Some commands to use to get a feel for what is on your disk already
vgdisplay -v vg_group_name
For purposes of the demo, the good data is on vg san0 and physical device /dev/sdd. The temporary disk will be named san2 on /dev/sdc.
Initial test set up
vgcreate -s 16m san2 /dev/sdc # NOTE: Using 16m as extent size just for testing
lvcreate -l 60 --name newhome san2
RAID 1 (mirror) background
Idea will be to create a RAID 1 mirror consisting of the main data disk and a “missing” disk. This will start it off in a degraded mode. After that we can add the temporary (new) disk to it as a hot add and it wil rebuild the mirror onto it. After that is done, we mark as bad the original disk and leave ourselves with data on the new disk.
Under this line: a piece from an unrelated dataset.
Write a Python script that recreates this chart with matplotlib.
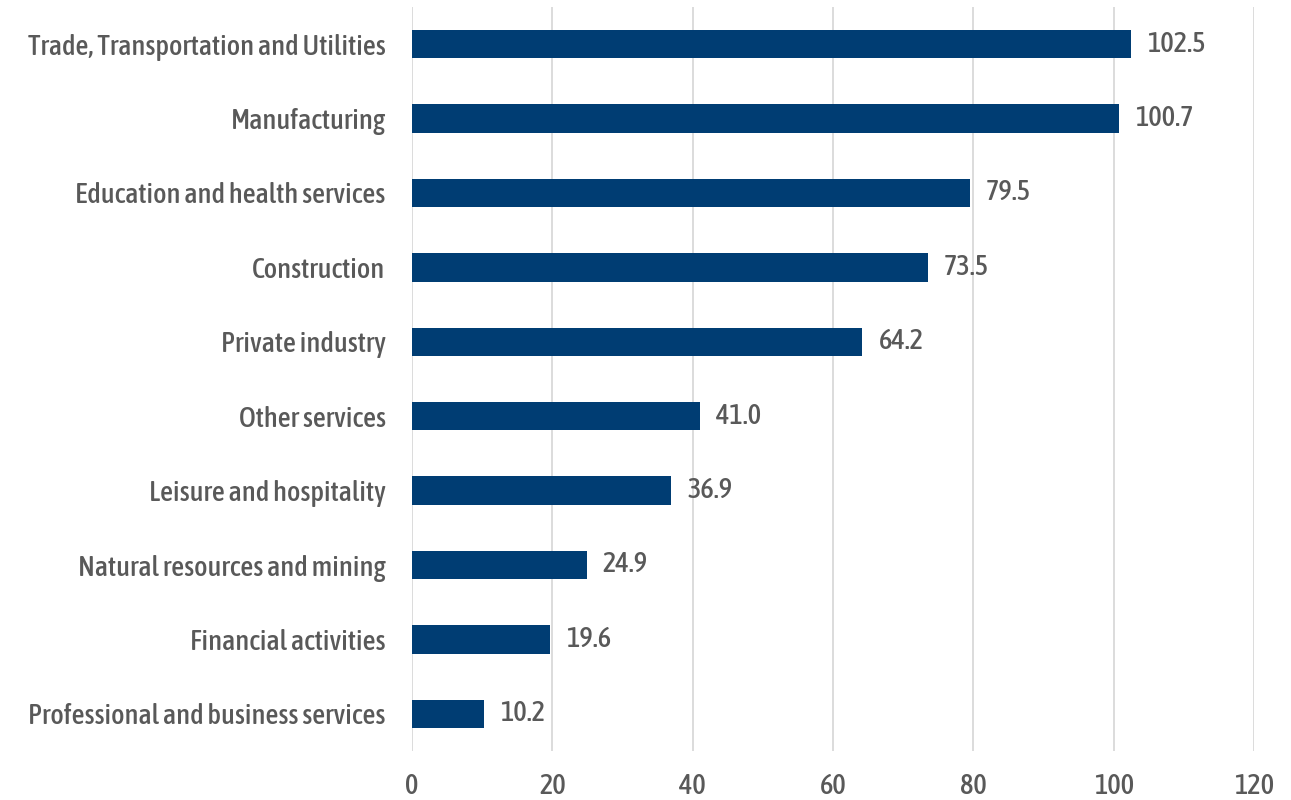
import matplotlib
matplotlib.use('Agg')
import matplotlib.pyplot as plt

# Data (bottom to top as drawn)
categories = [
    'Professional and business services',
    'Financial activities',
    'Natural resources and mining',
    'Leisure and hospitality',
    'Other services',
    'Private industry',
    'Construction',
    'Education and health services',
    'Manufacturing',
    'Trade, Transportation and Utilities',
]
values = [10.2, 19.6, 24.9, 36.9, 41.0, 64.2, 73.5, 79.5, 100.7, 102.5]
xticks = [0, 20, 40, 60, 80, 100, 120]

BAR = '#003D73'
TEXT = '#595959'
GRID = '#D9D9D9'
FS = 20.5
WEIGHT = 500

plt.rcParams['font.family'] = ['Asap Condensed', 'Archivo Narrow', 'DejaVu Sans']

fig = plt.figure(figsize=(12.91, 8.0), dpi=100)
ax = fig.add_axes([412 / 1291, 49 / 800, (1254 - 412) / 1291, 744 / 800])

ax.barh(range(len(values)), values, height=0.38, color=BAR, zorder=3)
for i, v in enumerate(values):
    ax.text(v + 2.3, i, f'{v:.1f}', va='center', ha='left',
            fontsize=FS, color=TEXT, fontweight=WEIGHT)

ax.set_xlim(0, 120)
ax.set_ylim(-0.5, len(values) - 0.5)
ax.set_xticks(xticks)
ax.set_yticks(range(len(values)))
ax.set_yticklabels(categories)
ax.xaxis.grid(True, color=GRID, lw=1.3, zorder=0)
ax.tick_params(axis='both', length=0, colors=TEXT, labelsize=FS)
ax.tick_params(axis='x', pad=16)
ax.tick_params(axis='y', pad=19)
for lbl in ax.get_xticklabels() + ax.get_yticklabels():
    lbl.set_fontweight(WEIGHT)
for spine in ax.spines.values():
    spine.set_visible(False)

fig.savefig('out.png', dpi=100, facecolor='white')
Then we kill the mirror and go back to naked lvm.
Finding info on if you could create a mirror and preserve old data, let alone if it’s on top of lvm was difficult, as in, my googling could not find anyone who did it.
Creating the mirror
THE ORDER OF THE DEVICES BELOW IS CRITICAL. The first device will be the master and will copy to the second device.
mdadm --create /dev/md0 -l 1 -n 2 /dev/san0/home /dev/san2/newhome
mdadm --detail /dev/md0
mount /dev/md0 /mnt/home
If that bothers you (and it really should) you can create the array with just the original disk, mount it, then hot add the second disk into the array after you know the data is there. Also, if you’re paranoid after reading the various notes below and intend to fsck the md device before mounting, it’ll save you time if you do it like this since the fsck won’t be beating the disk at the same time as the mirror sync is going.
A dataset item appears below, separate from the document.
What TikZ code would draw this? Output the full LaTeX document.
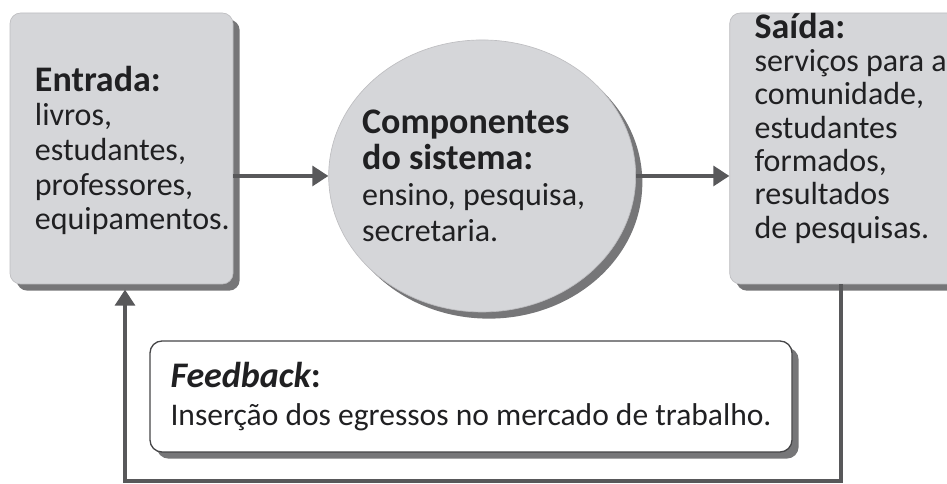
\documentclass[tikz,border=0pt]{standalone}
\usepackage{fontspec}
\setmainfont{Carlito}
\usepackage{xcolor}
\usetikzlibrary{
arrows.meta,
positioning,
shapes.geometric,
shadows
}
\definecolor{boxgray}{RGB}{213,214,217}
\definecolor{edgegray}{RGB}{190,190,193}
\definecolor{shadegray}{RGB}{118,118,120}
\definecolor{linegray}{RGB}{88,88,90}
\definecolor{inkgray}{RGB}{32,32,34}
\tikzset{
  grayshadow/.style={drop shadow={shadow xshift=5pt, shadow yshift=-5pt, opacity=1, fill=shadegray}},
  sidebox/.style={rectangle, rounded corners=8pt, fill=boxgray, draw=edgegray, line width=0.5pt,
    minimum width=167.25pt, minimum height=203.25pt, inner sep=0pt, grayshadow},
  boxtext/.style={align=left, inner sep=0pt, text=inkgray, anchor=north west,
    font=\fontsize{24}{26}\selectfont},
  flow/.style={-{Triangle[length=12pt,width=15pt]}, line width=2.4pt, color=linegray}
}
\newcommand{\heading}[1]{{\fontsize{27}{26}\selectfont\bfseries #1}}

\begin{document}
\begin{tikzpicture}[x=0.75pt,y=-0.75pt]
    \useasboundingbox (0,0) rectangle (947,484);
    \clip (0,0) rectangle (947,484);
    % the three blocks
    \node [sidebox] (entrada) at (121.5,148.5) {};
    \node [ellipse, fill=boxgray, draw=edgegray, line width=0.5pt, inner ysep=0pt, inner xsep=-12pt,
      minimum width=230.25pt, minimum height=204pt, grayshadow, text width=180pt, align=flush left, text=inkgray,
      font=\fontsize{24}{27}\selectfont, right = 71.25pt of entrada, yshift=-20.6pt] (comp)
      {\heading{Componentes}\\\heading{do sistema:}\\ensino, pesquisa,\\secretaria.};
    \node [sidebox, minimum width=195pt, right = 70pt of comp, yshift=20.6pt] (saida) {};
    \node [boxtext] (entradaText) at ([shift={(25,53)}] entrada.north west)
      {\heading{Entrada:}\\livros,\\estudantes,\\professores,\\equipamentos.};
    \node [boxtext, font=\fontsize{24}{25}\selectfont] (saidaText) at ([shift={(25,0)}] saida.north west)
      {\heading{Saída:}\\serviços para a\\comunidade,\\estudantes\\formados,\\resultados\\de pesquisas.};
    % feedback
    \node [rectangle, rounded corners=9pt, fill=white, draw=linegray!80!black, line width=1pt,
      minimum width=481.5pt, minimum height=83.25pt, grayshadow, align=left, text=inkgray,
      font=\fontsize{23.65}{28}\selectfont] (feedback) at (471,396.5)
      {{\fontsize{27}{28}\selectfont\bfseries\itshape Feedback}{\fontsize{27}{28}\selectfont\bfseries:}\\Inserção dos egressos no mercado de trabalho.};
    \coordinate (backR) at (841,481);
    \coordinate (backL) at (125,481);
    \draw[flow] (entrada.east |- comp.west) -- (comp.west);
    \draw[flow] (comp.east) -- (comp.east -| saida.west);
    \draw[flow, shorten >=4pt] (saida.south -| backR) -- (backR) -- (backL) -- (backL |- entrada.south);
\end{tikzpicture}
\end{document}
mdadm --create /dev/md0 -l 1 -n 2 /dev/san0/home missing
mdadm --detail /dev/md0
fsck -f /dev/md0
mount /dev/md0 /mnt/home
mdadm /dev/md0 -a /dev/san2/newhome
At this point the mirror should start rebuilding. Now it will say it has three devices and the missing will still be listed, but when it’s done the rebuild it only shows the two devices (but the total # of devices still says three). So maybe there’s a better way to do this, but it works.
Run the –detail option again to monitor when the drive is done rebuilding. At this point we should be able to break off the original disk and be left with our data on the new disk.
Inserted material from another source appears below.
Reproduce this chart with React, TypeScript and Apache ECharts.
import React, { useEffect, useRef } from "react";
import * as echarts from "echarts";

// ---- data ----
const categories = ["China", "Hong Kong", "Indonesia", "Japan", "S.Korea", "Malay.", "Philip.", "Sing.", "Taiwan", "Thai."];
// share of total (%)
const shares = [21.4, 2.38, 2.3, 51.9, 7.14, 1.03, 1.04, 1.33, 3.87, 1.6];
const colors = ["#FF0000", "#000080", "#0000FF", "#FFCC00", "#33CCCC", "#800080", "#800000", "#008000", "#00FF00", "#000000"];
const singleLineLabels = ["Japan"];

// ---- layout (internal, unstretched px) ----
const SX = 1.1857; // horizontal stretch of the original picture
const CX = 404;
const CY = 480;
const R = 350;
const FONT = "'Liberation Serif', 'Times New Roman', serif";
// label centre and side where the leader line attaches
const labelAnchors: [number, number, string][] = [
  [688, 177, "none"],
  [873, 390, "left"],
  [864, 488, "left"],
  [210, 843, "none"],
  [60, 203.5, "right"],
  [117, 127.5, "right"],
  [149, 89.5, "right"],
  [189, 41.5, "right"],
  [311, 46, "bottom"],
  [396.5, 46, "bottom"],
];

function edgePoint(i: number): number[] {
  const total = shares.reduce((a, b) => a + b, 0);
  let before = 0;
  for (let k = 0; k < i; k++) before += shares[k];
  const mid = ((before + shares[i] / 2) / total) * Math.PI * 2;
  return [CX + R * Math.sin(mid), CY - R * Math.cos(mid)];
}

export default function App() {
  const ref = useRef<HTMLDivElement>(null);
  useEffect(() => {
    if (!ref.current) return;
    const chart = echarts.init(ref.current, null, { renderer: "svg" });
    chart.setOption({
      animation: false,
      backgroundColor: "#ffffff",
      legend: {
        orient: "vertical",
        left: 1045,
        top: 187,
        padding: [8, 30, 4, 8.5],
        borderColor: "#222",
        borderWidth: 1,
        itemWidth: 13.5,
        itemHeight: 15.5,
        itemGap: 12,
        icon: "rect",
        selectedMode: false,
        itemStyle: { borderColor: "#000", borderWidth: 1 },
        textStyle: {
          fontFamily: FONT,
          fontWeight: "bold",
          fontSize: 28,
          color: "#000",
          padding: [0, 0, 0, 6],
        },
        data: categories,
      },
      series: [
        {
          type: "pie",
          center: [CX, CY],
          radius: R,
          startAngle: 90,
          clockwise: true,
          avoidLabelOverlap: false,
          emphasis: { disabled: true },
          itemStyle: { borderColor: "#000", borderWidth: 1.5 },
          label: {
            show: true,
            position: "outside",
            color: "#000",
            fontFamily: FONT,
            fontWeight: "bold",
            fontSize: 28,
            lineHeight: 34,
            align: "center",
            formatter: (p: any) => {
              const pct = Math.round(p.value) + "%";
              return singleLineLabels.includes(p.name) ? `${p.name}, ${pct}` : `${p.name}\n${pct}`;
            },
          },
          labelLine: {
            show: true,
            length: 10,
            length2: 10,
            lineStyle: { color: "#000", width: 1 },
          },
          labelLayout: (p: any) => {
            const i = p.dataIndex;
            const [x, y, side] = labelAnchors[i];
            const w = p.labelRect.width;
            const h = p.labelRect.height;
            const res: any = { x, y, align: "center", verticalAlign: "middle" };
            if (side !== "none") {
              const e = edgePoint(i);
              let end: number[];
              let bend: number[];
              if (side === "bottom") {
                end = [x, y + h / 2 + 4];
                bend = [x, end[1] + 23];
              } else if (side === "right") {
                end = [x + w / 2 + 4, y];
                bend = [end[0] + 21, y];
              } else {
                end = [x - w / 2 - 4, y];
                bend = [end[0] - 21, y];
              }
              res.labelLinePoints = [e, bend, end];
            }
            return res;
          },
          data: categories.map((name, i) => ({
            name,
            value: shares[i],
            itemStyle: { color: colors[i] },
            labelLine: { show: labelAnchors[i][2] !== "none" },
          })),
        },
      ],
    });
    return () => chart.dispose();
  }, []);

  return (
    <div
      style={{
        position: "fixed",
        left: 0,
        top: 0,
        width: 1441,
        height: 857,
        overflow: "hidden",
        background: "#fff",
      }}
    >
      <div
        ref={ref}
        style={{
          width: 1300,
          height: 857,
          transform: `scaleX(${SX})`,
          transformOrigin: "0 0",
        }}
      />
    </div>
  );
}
But before doing that, just in case, we should create an mdadm.conf file so if the array has to be stopped and restarted, we don’t have to scan for it.
echo -e 'DEVICEt/dev/san0/home /dev/san2/newhome' >> /etc/mdadm.conf
mdadm --detail --scan >> /etc/mdadm.conf
Stopping / Restarting the array
mdadm --stop --scan # will stop the array
mdadm --detail --scan # will start the array iff mdadm.conf file above was appended with correct info
mdadm -Ac partitions -m 0 /dev/md0
# will start it back up (if there is no config file)
Breaking the mirror
After (and only after, verify first) that the mirror syncing is done (.e.g.
mdadm --detail /dev/md0), the mirror can be broken and we’ll have two identical mountable ext3 lvm partitions. One on the original disk, one on the temporary (new) disk. Before killing the mirror, be sure to unmount any file systems using the mirror. When checking the rebuild status with mdadm, look for a line that says “Rebuild Status :” — if that line is not there, it’s rebuilt.
mdadm --manage --set-faulty /dev/md0 /dev/san0/home
mdadm --manage --set-faulty /dev/md0 /dev/san2/newhome
mdadm --stop --scan
Once this is done we can actually mount and use the parition, but the raid “superblock” will still be associated with each partition and that could lead to it accidently being restarted. To really destroy the mirror, the raid superblock needs to be zeroed out.
mdadm --misc --zero-superblock /dev/san2/newhome
mdadm --misc --zero-superblock /dev/san0/home
NOTE: This procedure goes for minimize downtime at the risk of file system safety. Before starting this you really should fsck the disk you are going to mirror — offline. Also, read notes below.
NOTE: The set-faulty commands above aren’t really needed if you’re just going to zero the superblocks right away but if you don’t, you could technically mount up both partitions, make changes, then unmount them and restart the mirror with probably really bad effects.
NOTE: fsck will fail on the mirror device because the size of the device shrinks a wee bit. However, once the mirror is broken, a fsck should work and pass OK.
NOTE: When you import a disk with an ext3 file system into a mirror like this, the physical size of the partiton shrinks a bit because the md superblock is stored at the end of the partition. Hence while it will mount, it will fail a fsck and there’s the risk (I think) that real data might overwrite the raid superblock, especially if the partition is filled. Hence to be very safe, one should run ‘fsck -f /dev/md0 ; resize2fs /dev/md0’ against the new raid partition before remounting. However, once you do this, when you destroy the mirror the filesystem probably should be rezised out to original size again.